- TASK STATEMENT: Leave out the pictures; transcribe all else exactly.

DATASET SECTION start

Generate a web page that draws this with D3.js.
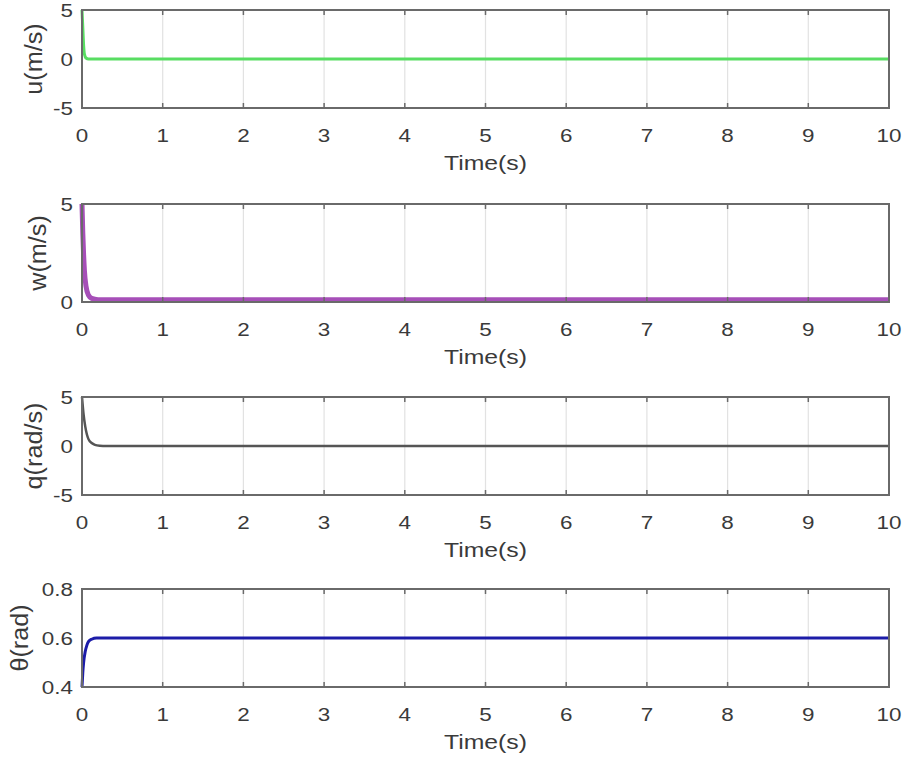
<!DOCTYPE html>
<html>
<head>
<meta charset="utf-8">
<script src="https://cdn.jsdelivr.net/npm/d3@7"></script>
<style>
  body { margin: 0; background: #fff; }
  svg { font-family: "Liberation Sans", Arial, sans-serif; }
</style>
</head>
<body>
<svg></svg>
<script>
var width = 910;
var height = 764;

// time axis ticks
var timeTicks = [0, 1, 2, 3, 4, 5, 6, 7, 8, 9, 10];

// u(m/s)
var uTime = [0, 0.01, 0.02, 0.03, 0.05, 0.08, 10];
var uVals = [5, 3.2, 1.4, 0.5, 0.1, 0, 0];

// w(m/s)
var wTime = [0, 0.01, 0.02, 0.03, 0.05, 0.08, 0.12, 0.2, 10];
var wVals = [5, 3.5, 2.4, 1.6, 0.8, 0.35, 0.18, 0.12, 0.12];

// q(rad/s)
var qTime = [0, 0.02, 0.04, 0.06, 0.08, 0.12, 0.16, 0.22, 0.3, 10];
var qVals = [5, 3.2, 2.0, 1.2, 0.7, 0.3, 0.12, 0.03, 0, 0];

// theta(rad)
var thTime = [0, 0.01, 0.02, 0.04, 0.06, 0.08, 0.12, 0.18, 10];
var thVals = [0.4, 0.46, 0.5, 0.545, 0.57, 0.585, 0.595, 0.6, 0.6];

var panels = [
  {label: "u(m/s)", t: uTime, v: uVals, domain: [-5, 5], ticks: [-5, 0, 5], color: "#58dd62", lw: 3, top: 10, labelX: 42},
  {label: "w(m/s)", t: wTime, v: wVals, domain: [0, 5], ticks: [0, 5], color: "#a64fb8", lw: 5, top: 204, labelX: 46},
  {label: "q(rad/s)", t: qTime, v: qVals, domain: [-5, 5], ticks: [-5, 0, 5], color: "#555555", lw: 2.5, top: 397, labelX: 42},
  {label: "θ(rad)", t: thTime, v: thVals, domain: [0.4, 0.8], ticks: [0.4, 0.6, 0.8], color: "#1c1ca8", lw: 3, top: 589, labelX: 28}
];

var plotLeft = 82;
var plotRight = 889;
var plotH = 98;
var textColor = "#3a3a3a";

var svg = d3.select("svg")
            .attr("width", width)
            .attr("height", height);

var x = d3.scaleLinear()
          .domain([0, 10])
          .range([plotLeft, plotRight]);

panels.forEach(function(p) {
    var y = d3.scaleLinear()
              .domain(p.domain)
              .range([p.top + plotH, p.top]);

    var g = svg.append("g");

    // vertical grid
    g.selectAll(".grid")
        .data(timeTicks)
        .enter()
        .append("line")
            .attr("x1", d => x(d))
            .attr("x2", d => x(d))
            .attr("y1", p.top)
            .attr("y2", p.top + plotH)
            .attr("stroke", "#e2e2e2")
            .attr("stroke-width", 1.2);

    // data line
    var line = d3.line()
                 .x(d => x(d[0]))
                 .y(d => y(d[1]))
                 .curve(d3.curveMonotoneX);
    g.append("path")
        .datum(p.t.map((t, i) => [t, p.v[i]]))
        .attr("d", line)
        .attr("fill", "none")
        .attr("stroke", p.color)
        .attr("stroke-width", p.lw)
        .attr("stroke-linejoin", "round");

    // box
    g.append("rect")
        .attr("x", plotLeft)
        .attr("y", p.top)
        .attr("width", plotRight - plotLeft)
        .attr("height", plotH)
        .attr("fill", "none")
        .attr("stroke", "#6a6a6a")
        .attr("stroke-width", 2);

    // ticks inside, top and bottom
    g.selectAll(".tb")
        .data(timeTicks.slice(1, -1))
        .enter()
        .append("line")
            .attr("x1", d => x(d))
            .attr("x2", d => x(d))
            .attr("y1", p.top + plotH)
            .attr("y2", p.top + plotH - 5)
            .attr("stroke", "#6a6a6a")
            .attr("stroke-width", 1.5);
    g.selectAll(".tt")
        .data(timeTicks.slice(1, -1))
        .enter()
        .append("line")
            .attr("x1", d => x(d))
            .attr("x2", d => x(d))
            .attr("y1", p.top)
            .attr("y2", p.top + 5)
            .attr("stroke", "#6a6a6a")
            .attr("stroke-width", 1.5);

    // x tick labels
    g.selectAll(".xl")
        .data(timeTicks)
        .enter()
        .append("text")
            .attr("transform", d => "translate(" + x(d) + "," + (p.top + plotH + 34) + ") scale(1.18,1)")
            .attr("text-anchor", "middle")
            .attr("font-size", 19)
            .attr("fill", textColor)
            .text(d => d);

    // y tick labels
    g.selectAll(".yl")
        .data(p.ticks)
        .enter()
        .append("text")
            .attr("transform", d => "translate(" + (plotLeft - 9) + "," + (y(d) + 7) + ") scale(1.18,1)")
            .attr("text-anchor", "end")
            .attr("font-size", 19)
            .attr("fill", textColor)
            .text(d => d);

    // x label
    g.append("text")
        .attr("transform", "translate(" + ((plotLeft + plotRight) / 2) + "," + (p.top + plotH + 62) + ") scale(1.18,1)")
        .attr("text-anchor", "middle")
        .attr("font-size", 21)
        .attr("fill", textColor)
        .text("Time(s)");

    // y label
    g.append("text")
        .attr("transform", "translate(" + p.labelX + "," + (p.top + plotH / 2) + ") rotate(-90) scale(1.2,1.15)")
        .attr("text-anchor", "middle")
        .attr("font-size", 21)
        .attr("fill", textColor)
        .text(p.label);
});
</script>
</body>
</html>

DATASET SECTION end

- ANSWER BELOW:
Generate a web page that draws this with D3.js.
<!DOCTYPE html>
<html>
<head>
<meta charset="utf-8">
<script src="https://cdn.jsdelivr.net/npm/d3@7"></script>
<style>
  body { margin: 0; background: #fff; }
  svg { font-family: "Liberation Sans", Arial, sans-serif; }
</style>
</head>
<body>
<svg></svg>
<script>
var width = 910;
var height = 764;

// time axis ticks
var timeTicks = [0, 1, 2, 3, 4, 5, 6, 7, 8, 9, 10];

// u(m/s)
var uTime = [0, 0.01, 0.02, 0.03, 0.05, 0.08, 10];
var uVals = [5, 3.2, 1.4, 0.5, 0.1, 0, 0];

// w(m/s)
var wTime = [0, 0.01, 0.02, 0.03, 0.05, 0.08, 0.12, 0.2, 10];
var wVals = [5, 3.5, 2.4, 1.6, 0.8, 0.35, 0.18, 0.12, 0.12];

// q(rad/s)
var qTime = [0, 0.02, 0.04, 0.06, 0.08, 0.12, 0.16, 0.22, 0.3, 10];
var qVals = [5, 3.2, 2.0, 1.2, 0.7, 0.3, 0.12, 0.03, 0, 0];

// theta(rad)
var thTime = [0, 0.01, 0.02, 0.04, 0.06, 0.08, 0.12, 0.18, 10];
var thVals = [0.4, 0.46, 0.5, 0.545, 0.57, 0.585, 0.595, 0.6, 0.6];

var panels = [
  {label: "u(m/s)", t: uTime, v: uVals, domain: [-5, 5], ticks: [-5, 0, 5], color: "#58dd62", lw: 3, top: 10, labelX: 42},
  {label: "w(m/s)", t: wTime, v: wVals, domain: [0, 5], ticks: [0, 5], color: "#a64fb8", lw: 5, top: 204, labelX: 46},
  {label: "q(rad/s)", t: qTime, v: qVals, domain: [-5, 5], ticks: [-5, 0, 5], color: "#555555", lw: 2.5, top: 397, labelX: 42},
  {label: "θ(rad)", t: thTime, v: thVals, domain: [0.4, 0.8], ticks: [0.4, 0.6, 0.8], color: "#1c1ca8", lw: 3, top: 589, labelX: 28}
];

var plotLeft = 82;
var plotRight = 889;
var plotH = 98;
var textColor = "#3a3a3a";

var svg = d3.select("svg")
            .attr("width", width)
            .attr("height", height);

var x = d3.scaleLinear()
          .domain([0, 10])
          .range([plotLeft, plotRight]);

panels.forEach(function(p) {
    var y = d3.scaleLinear()
              .domain(p.domain)
              .range([p.top + plotH, p.top]);

    var g = svg.append("g");

    // vertical grid
    g.selectAll(".grid")
        .data(timeTicks)
        .enter()
        .append("line")
            .attr("x1", d => x(d))
            .attr("x2", d => x(d))
            .attr("y1", p.top)
            .attr("y2", p.top + plotH)
            .attr("stroke", "#e2e2e2")
            .attr("stroke-width", 1.2);

    // data line
    var line = d3.line()
                 .x(d => x(d[0]))
                 .y(d => y(d[1]))
                 .curve(d3.curveMonotoneX);
    g.append("path")
        .datum(p.t.map((t, i) => [t, p.v[i]]))
        .attr("d", line)
        .attr("fill", "none")
        .attr("stroke", p.color)
        .attr("stroke-width", p.lw)
        .attr("stroke-linejoin", "round");

    // box
    g.append("rect")
        .attr("x", plotLeft)
        .attr("y", p.top)
        .attr("width", plotRight - plotLeft)
        .attr("height", plotH)
        .attr("fill", "none")
        .attr("stroke", "#6a6a6a")
        .attr("stroke-width", 2);

    // ticks inside, top and bottom
    g.selectAll(".tb")
        .data(timeTicks.slice(1, -1))
        .enter()
        .append("line")
            .attr("x1", d => x(d))
            .attr("x2", d => x(d))
            .attr("y1", p.top + plotH)
            .attr("y2", p.top + plotH - 5)
            .attr("stroke", "#6a6a6a")
            .attr("stroke-width", 1.5);
    g.selectAll(".tt")
        .data(timeTicks.slice(1, -1))
        .enter()
        .append("line")
            .attr("x1", d => x(d))
            .attr("x2", d => x(d))
            .attr("y1", p.top)
            .attr("y2", p.top + 5)
            .attr("stroke", "#6a6a6a")
            .attr("stroke-width", 1.5);

    // x tick labels
    g.selectAll(".xl")
        .data(timeTicks)
        .enter()
        .append("text")
            .attr("transform", d => "translate(" + x(d) + "," + (p.top + plotH + 34) + ") scale(1.18,1)")
            .attr("text-anchor", "middle")
            .attr("font-size", 19)
            .attr("fill", textColor)
            .text(d => d);

    // y tick labels
    g.selectAll(".yl")
        .data(p.ticks)
        .enter()
        .append("text")
            .attr("transform", d => "translate(" + (plotLeft - 9) + "," + (y(d) + 7) + ") scale(1.18,1)")
            .attr("text-anchor", "end")
            .attr("font-size", 19)
            .attr("fill", textColor)
            .text(d => d);

    // x label
    g.append("text")
        .attr("transform", "translate(" + ((plotLeft + plotRight) / 2) + "," + (p.top + plotH + 62) + ") scale(1.18,1)")
        .attr("text-anchor", "middle")
        .attr("font-size", 21)
        .attr("fill", textColor)
        .text("Time(s)");

    // y label
    g.append("text")
        .attr("transform", "translate(" + p.labelX + "," + (p.top + plotH / 2) + ") rotate(-90) scale(1.2,1.15)")
        .attr("text-anchor", "middle")
        .attr("font-size", 21)
        .attr("fill", textColor)
        .text(p.label);
});
</script>
</body>
</html>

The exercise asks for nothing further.